Q. Can you compete on price?
A. The price differences are starting to get closer, because companies like mine are so automated that our labor costs as a percentage of sales have plummeted. China’s big benefit was they were paying workers 30 cents an hour at one point, and we were paying $15 an hour. Now they’re paying $3 an hour, and we’re paying $30 an hour, but we’re so automated and our guys are so efficient, that our $30-an-hour guy is way more than 10 times as efficient as their $3-an-hour guy.
Q. Steven Rattner wrote in The New York Times early this year about “The Myth of Industrial Rebound.”
A. One of his points was that a $14 or $15 job in Tennessee or Kentucky is not so hot.
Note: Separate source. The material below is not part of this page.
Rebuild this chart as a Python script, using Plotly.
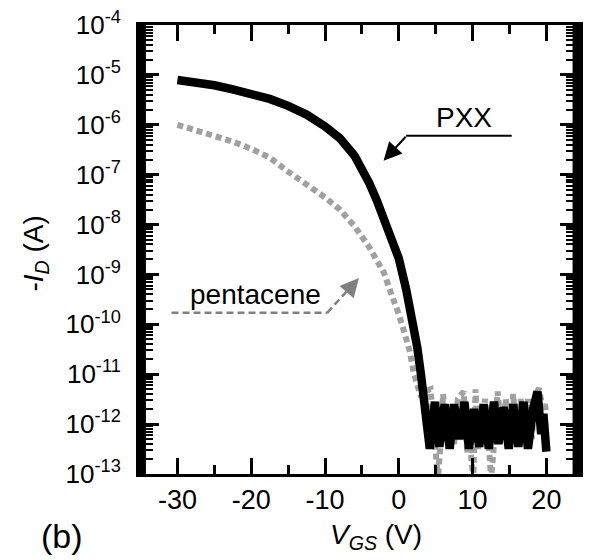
import plotly.graph_objects as go

# ---- data ----
pxx_vgs = [-30, -27.5, -25, -22.5, -20, -17.5, -15, -12.5, -10, -8, -6, -5, -4, -3, -2, -1, 0, 1, 2, 2.5, 3, 3.5, 3.8,
           4.2, 4.9, 5.5, 6.2, 6.9, 7.5, 8.2, 8.9, 9.5, 10.2, 10.9, 11.5, 12.2, 12.9, 13.5, 14.2, 14.9,
           15.5, 16.2, 16.9, 17.5, 18.2, 18.8, 19.3, 19.6, 20.0]
pxx_id = [7.9e-6, 7.1e-6, 6.2e-6, 5.1e-6, 4.3e-6, 3.3e-6, 2.4e-6, 1.6e-6, 9.3e-7, 5.4e-7, 2.4e-7, 1.35e-7, 6.8e-8,
          3.1e-8, 1.35e-8, 5.5e-9, 2.1e-9, 5.0e-10, 1.0e-10, 3.5e-11, 1.0e-11, 2.8e-12, 1.26e-12,
          3.2e-13, 2.8e-12, 3.5e-13, 2.5e-12, 3.2e-13, 2.5e-12, 5.0e-13, 2.8e-12, 3.2e-13, 2.0e-12,
          3.5e-13, 2.5e-12, 3.2e-13, 2.8e-12, 4.0e-13, 2.2e-12, 3.2e-13, 2.5e-12, 3.5e-13, 2.8e-12,
          3.2e-13, 2.0e-12, 4.5e-12, 6.3e-13, 1.6e-12, 2.8e-13]

pen_vgs = [-30, -27.5, -25, -22.5, -20, -17.5, -15, -12.5, -10, -8, -6, -4, -3, -2, -1, 0, 1, 1.5, 2, 2.5, 3.0,
           3.5, 4.3, 4.8, 5.3, 5.7, 6.0, 6.5, 7.0, 7.5, 8.0, 8.8, 9.3, 9.7, 10.1, 10.4, 10.7, 11.2, 11.7, 12.2,
           12.5, 12.8, 13.4, 14.0, 14.5, 15.0, 15.5, 16.0, 16.5, 17.0, 17.5, 18.0, 18.5, 19.0, 19.5, 19.8, 20.0]
pen_id = [1.0e-6, 7.9e-7, 6.2e-7, 4.6e-7, 3.3e-7, 2.2e-7, 1.15e-7, 6.6e-8, 3.5e-8, 2.0e-8, 9.3e-9, 3.5e-9, 2.0e-9,
          1.07e-9, 4.0e-10, 1.6e-10, 5.2e-11, 2.8e-11, 1.1e-11, 5.6e-12, 3.5e-12,
          4.5e-12, 5.0e-12, 6.3e-13, 8e-14, 5.0e-13, 4.0e-12, 5.0e-13, 2.5e-12, 4.0e-13, 3.2e-12, 4.5e-12,
          2.5e-13, 3.2e-13, 8e-14, 5.0e-12, 3.2e-13, 6.3e-13, 3.2e-12, 4.0e-13, 8e-14, 2.5e-13, 4.5e-12,
          5.0e-13, 3.2e-12, 5.0e-13, 4.0e-12, 5.0e-13, 3.2e-12, 4.0e-13, 3.2e-12, 5.0e-13, 4.0e-12, 5.2e-12,
          2.0e-12, 2.5e-12, 1.6e-12]

x_ticks = [-30, -20, -10, 0, 10, 20]
y_exps = [-13, -12, -11, -10, -9, -8, -7, -6, -5, -4]

FONT = "Liberation Sans, Arial, sans-serif"
Y_LO, Y_HI = -13, -4
PLOT_W = 441.0  # plot-area width in px (589 - 142 - 6)


def py(logval):
    """paper y of a log10 value (for decorations)."""
    return (logval - Y_LO) / (Y_HI - Y_LO)


fig = go.Figure()
fig.add_trace(go.Scatter(x=pen_vgs, y=pen_id, mode="lines",
                         line=dict(color="#a0a0a0", width=6, dash="6px,4px"),
                         hoverinfo="skip"))
fig.add_trace(go.Scatter(x=pxx_vgs, y=pxx_id, mode="lines",
                         line=dict(color="black", width=8.5),
                         hoverinfo="skip"))

# PXX label and arrow
fig.add_annotation(x=8.9, y=-5.86, xref="x", yref="y", text="PXX", showarrow=False,
                   xanchor="center", yanchor="middle",
                   font=dict(family=FONT, size=28, color="black"))
fig.add_shape(type="line", xref="x", yref="paper", x0=15.3, y0=py(-6.22), x1=1.0, y1=py(-6.22),
              line=dict(color="black", width=2))
fig.add_annotation(x=-2.06, y=-6.72, xref="x", yref="y", ax=23.5, ay=-25.5, text="",
                   showarrow=True, arrowhead=2, arrowsize=1.8, arrowwidth=2, arrowcolor="black")

# pentacene label and arrow
fig.add_annotation(x=-19.4, y=-9.40, xref="x", yref="y", text="pentacene", showarrow=False,
                   xanchor="center", yanchor="middle",
                   font=dict(family=FONT, size=28, color="black"))
fig.add_shape(type="line", xref="x", yref="paper", x0=-30.8, y0=py(-9.77), x1=-9.7, y1=py(-9.77),
              line=dict(color="#808080", width=2.5, dash="7px,4px"))
fig.add_shape(type="line", xref="x", yref="paper", x0=-9.7, y0=py(-9.77), x1=-6.2, y1=py(-9.2),
              line=dict(color="#808080", width=2.5, dash="7px,4px"))
fig.add_annotation(x=-5.4, y=-9.07, xref="x", yref="y", ax=-7, ay=8, text="",
                   showarrow=True, arrowhead=2, arrowsize=1.5, arrowwidth=2.5, arrowcolor="#808080")

# thick left / right frame bars
fig.add_shape(type="rect", xref="paper", yref="paper", x0=-3.0 / PLOT_W, x1=4.0 / PLOT_W, y0=-0.003, y1=1.003,
              fillcolor="black", line=dict(width=0), layer="above")
fig.add_shape(type="rect", xref="paper", yref="paper", x0=1 - 4.5 / PLOT_W, x1=1 + 5.0 / PLOT_W, y0=-0.003, y1=1.003,
              fillcolor="black", line=dict(width=0), layer="above")

# panel label
fig.add_annotation(x=-0.237, y=-0.139, xref="paper", yref="paper", text="(b)", showarrow=False,
                   xanchor="left", yanchor="middle", font=dict(family=FONT, size=34, color="black"))

# axis titles as annotations
fig.add_annotation(x=0.539, y=-0.14, xref="paper", yref="paper",
                   text="<i>V<sub>GS</sub></i> (V)", showarrow=False,
                   xanchor="center", yanchor="middle",
                   font=dict(family=FONT, size=28, color="black"))
fig.add_annotation(x=-0.245, y=0.492, xref="paper", yref="paper", textangle=-90,
                   text="-<i>I<sub>D</sub></i> (A)", showarrow=False,
                   xanchor="center", yanchor="middle",
                   font=dict(family=FONT, size=28, color="black"))

minor_y = [k * 10.0 ** e for e in y_exps[:-1] for k in range(2, 10)]

fig.update_xaxes(range=[-34.8, 24.15], tickvals=x_ticks, ticktext=[str(v) for v in x_ticks],
                 ticks="inside", ticklen=16, tickwidth=3, tickcolor="black",
                 minor=dict(dtick=5, tick0=0, ticks="inside", ticklen=9, tickwidth=3, tickcolor="black"),
                 showline=True, linewidth=3, linecolor="black", mirror="allticks",
                 showgrid=False, zeroline=False,
                 tickfont=dict(family=FONT, size=27, color="black"))
fig.update_yaxes(type="log", range=[Y_LO, Y_HI],
                 tickvals=[10.0 ** e for e in y_exps],
                 ticktext=["10<sup>%d</sup>" % e for e in y_exps],
                 ticks="inside", ticklen=17, tickwidth=3, tickcolor="black",
                 minor=dict(tickmode="array", tickvals=minor_y, ticks="inside", ticklen=11,
                            tickwidth=2, tickcolor="black"),
                 showline=True, linewidth=6, linecolor="black", mirror="allticks",
                 showgrid=False, zeroline=False, ticklabelstandoff=10,
                 tickfont=dict(family=FONT, size=26, color="black"))

fig.update_layout(width=589, height=560, margin=dict(l=142, r=6, t=25, b=86),
                  paper_bgcolor="white", plot_bgcolor="white", showlegend=False)

fig.write_html("out.html")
Truth of the matter is, if the alternative is a minimum-wage job, $14 or $15 an hour is pretty good. That being said, the average manufacturing employee in America makes $77,000 a year with benefits. Our average is also in the 70s.
Consider one of those Fortune 100 companies I spoke about that’s bringing a factory back to the United States. If I get the job, I could initially need 16 workers, then I’d automate the heck out of it and probably get it down to 10 on the way to five guys. Because I’m going to put so many robots on it, I’m going to work faster. The quality will increase, and I’ll have less rework. So, yes there will be fewer jobs — in China.
Once I’ve got these five or six new employees running a cell, making these components for this large company, we’ll have established a moat — the Chinese can’t beat me. What, you’re better quality than me? You’ll ship faster than me? You’ll have lower freight costs than me? No. It won’t be like the old days where I’ll have the 80 employees doing mundane, carpal tunnel work. But you know what, it’s better, because the six guys are going to be making good money and are going to be sending their kids to the University of Maryland. They’ll be able to go on vacation. It’s going to be good American jobs.